Michael Fullan says that ‘educational change is technically simple but socially complex.’ This statement has really made me think about my journey so far as a leader with a new school set up, and the challenges I’ve faced this year. I can remember starting the year with a new team and really wanting to drive change in new pedagogies to align to our school vision and new ‘innovative learning environment’.
In Term one, we started with a series of professional development meetings with a focus on pedagogical change. I soon realised that I hadn’t considered what Fullan calls the system of variables, which determine success or failure. We hadn’t built the most important factor – strong working relationships with each other. Fullan calls this as the most important factor.
As a result, I rearranged the professional development meetings towards understanding true collaboration in Term 2. I was inspired and informed by Fullan’s work on relationships: ‘these new meanings, new behaviours, new skills and new beliefs will depend significantly on whether teachers are working as isolated individuals or are exchanging ideas, support and positive feelings about work.
I think now in Term 3 we are becoming more collegial with more open communication, trust, support and help. We are learning on the job and trying out new innovation ideas, which I continue to promote!

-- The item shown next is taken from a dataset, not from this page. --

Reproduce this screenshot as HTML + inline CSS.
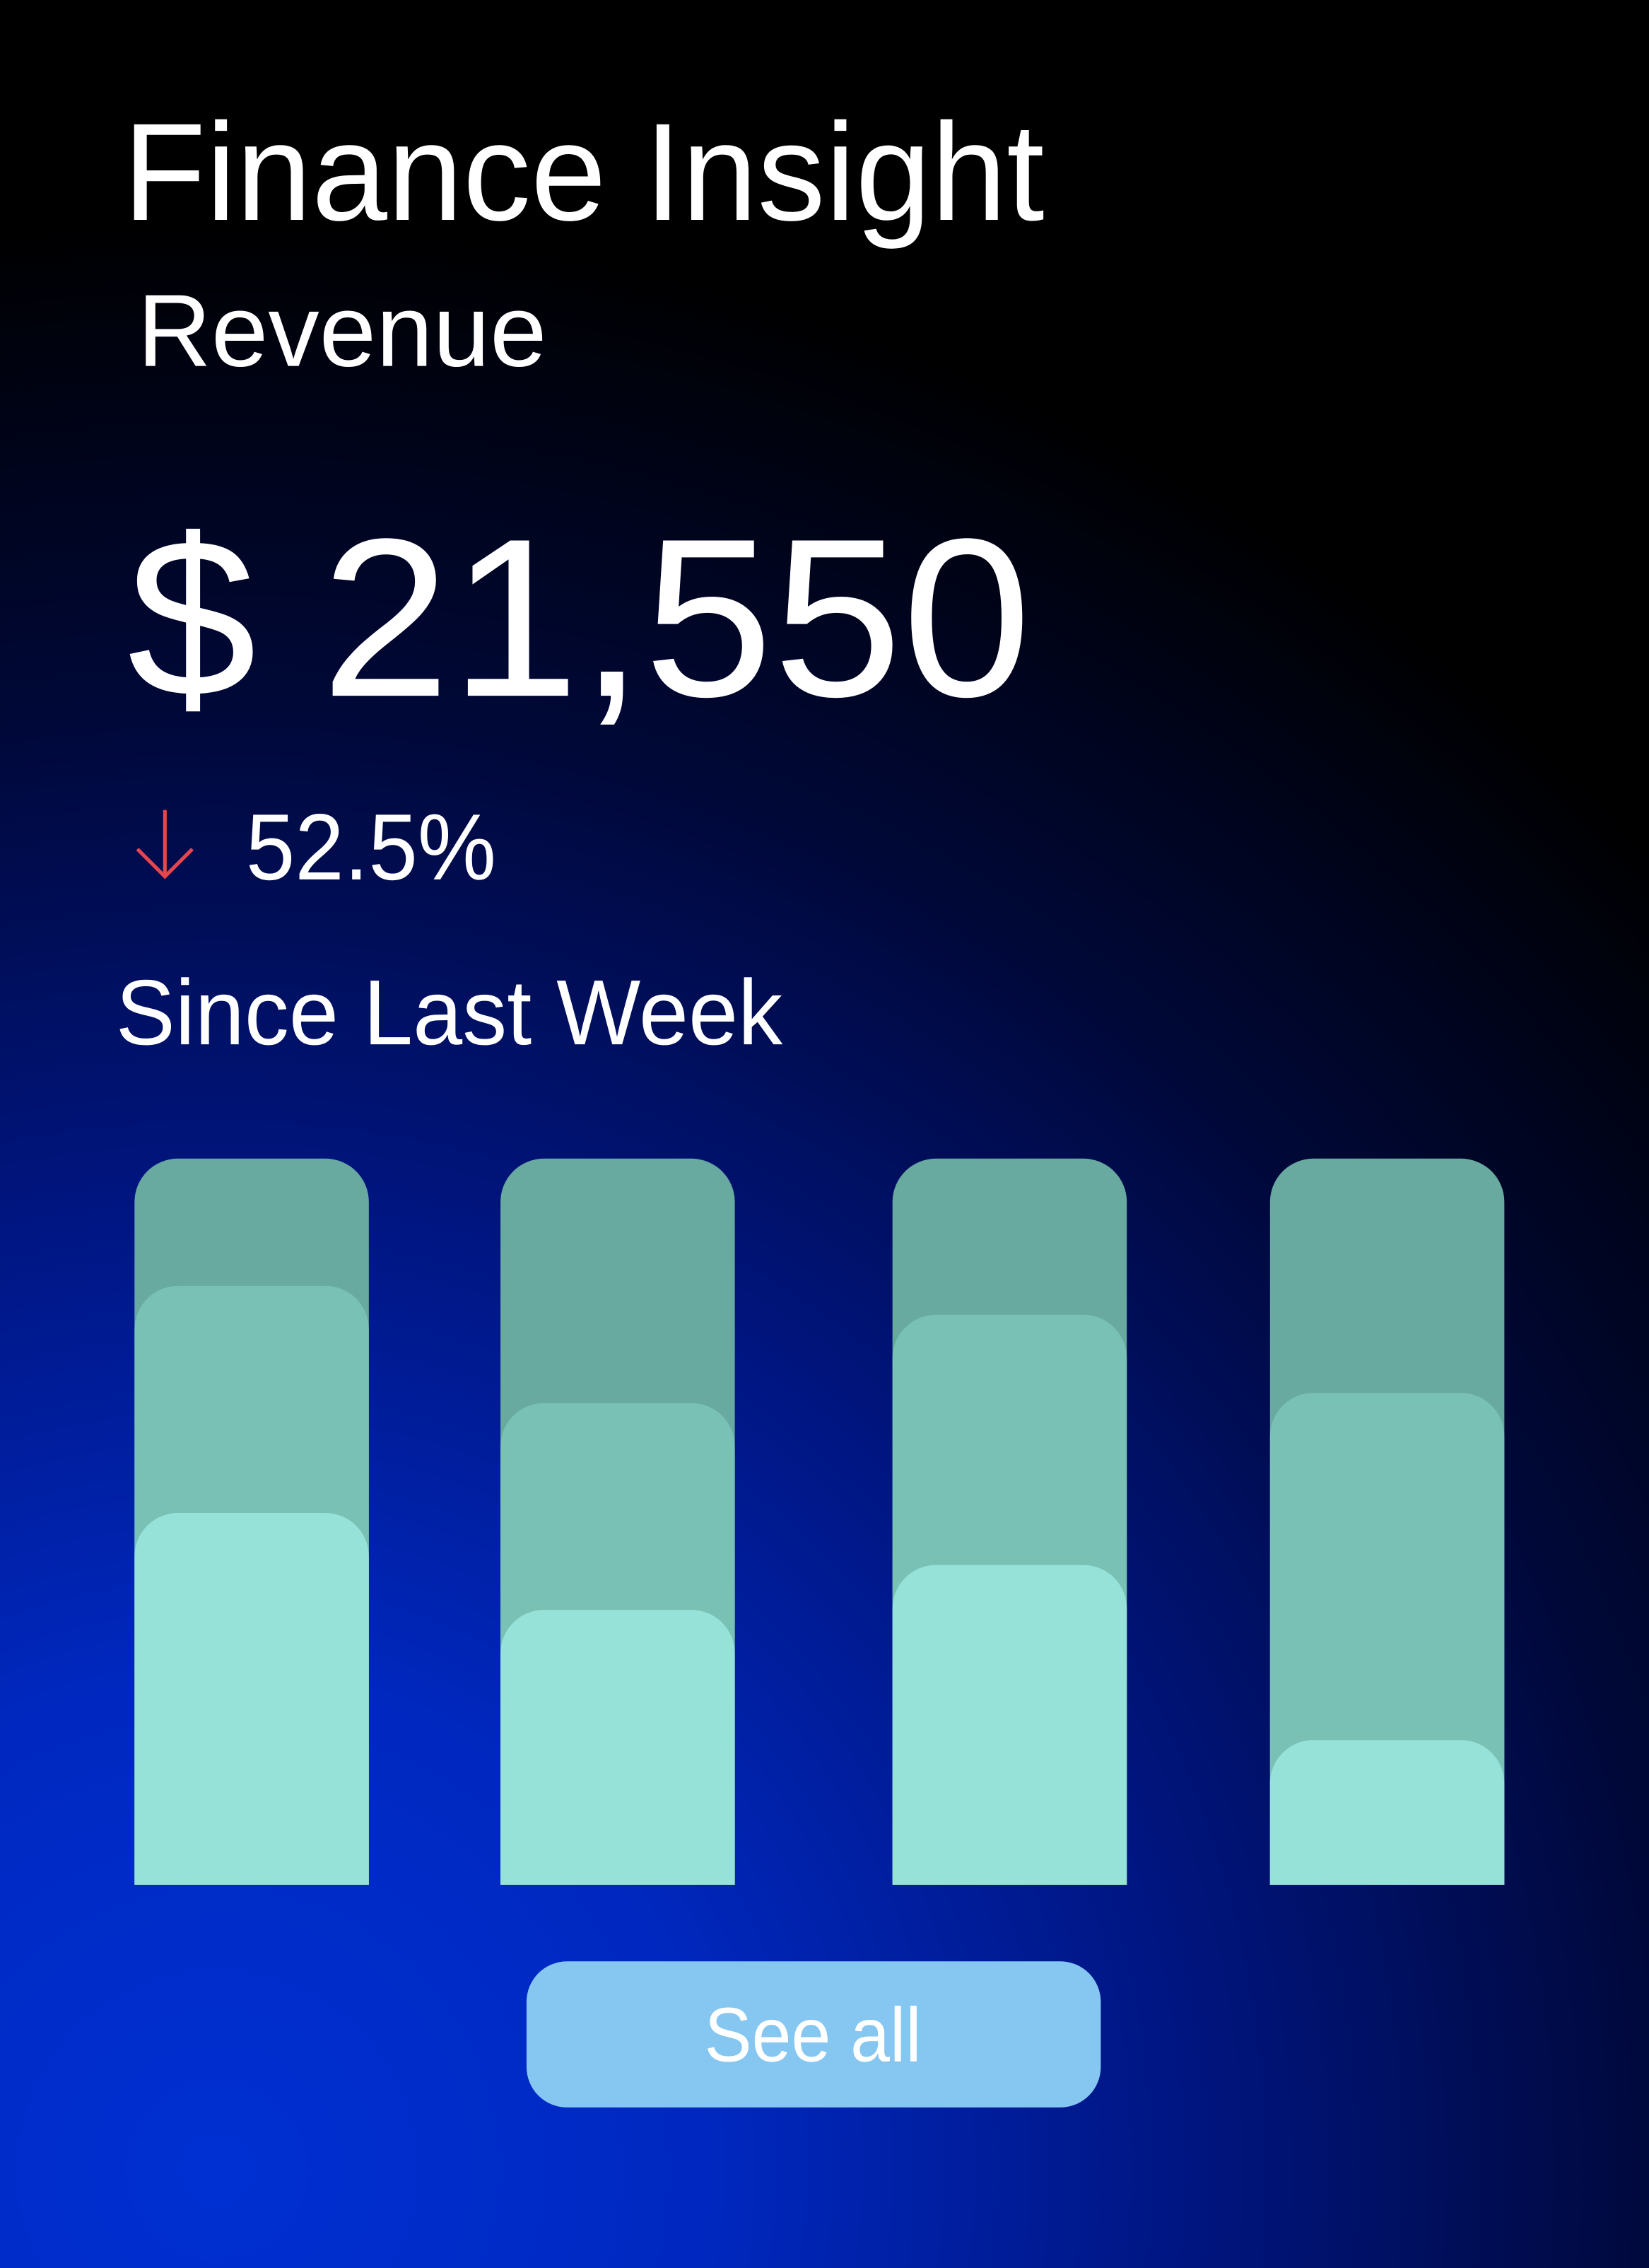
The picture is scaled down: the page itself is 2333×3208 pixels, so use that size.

Innovation is key to educational change, and is something I often reflect on. Fullen describes real innovation in education as a change in (a). use of curriculum resources, (b). teaching practices, (c). beliefs and understandings about the curriculum and learning practices. We have seen these practices and beliefs improve student learning.
I feel that this work on team building and innovation, is taking us to the next part of the journey. Exciting times ahead.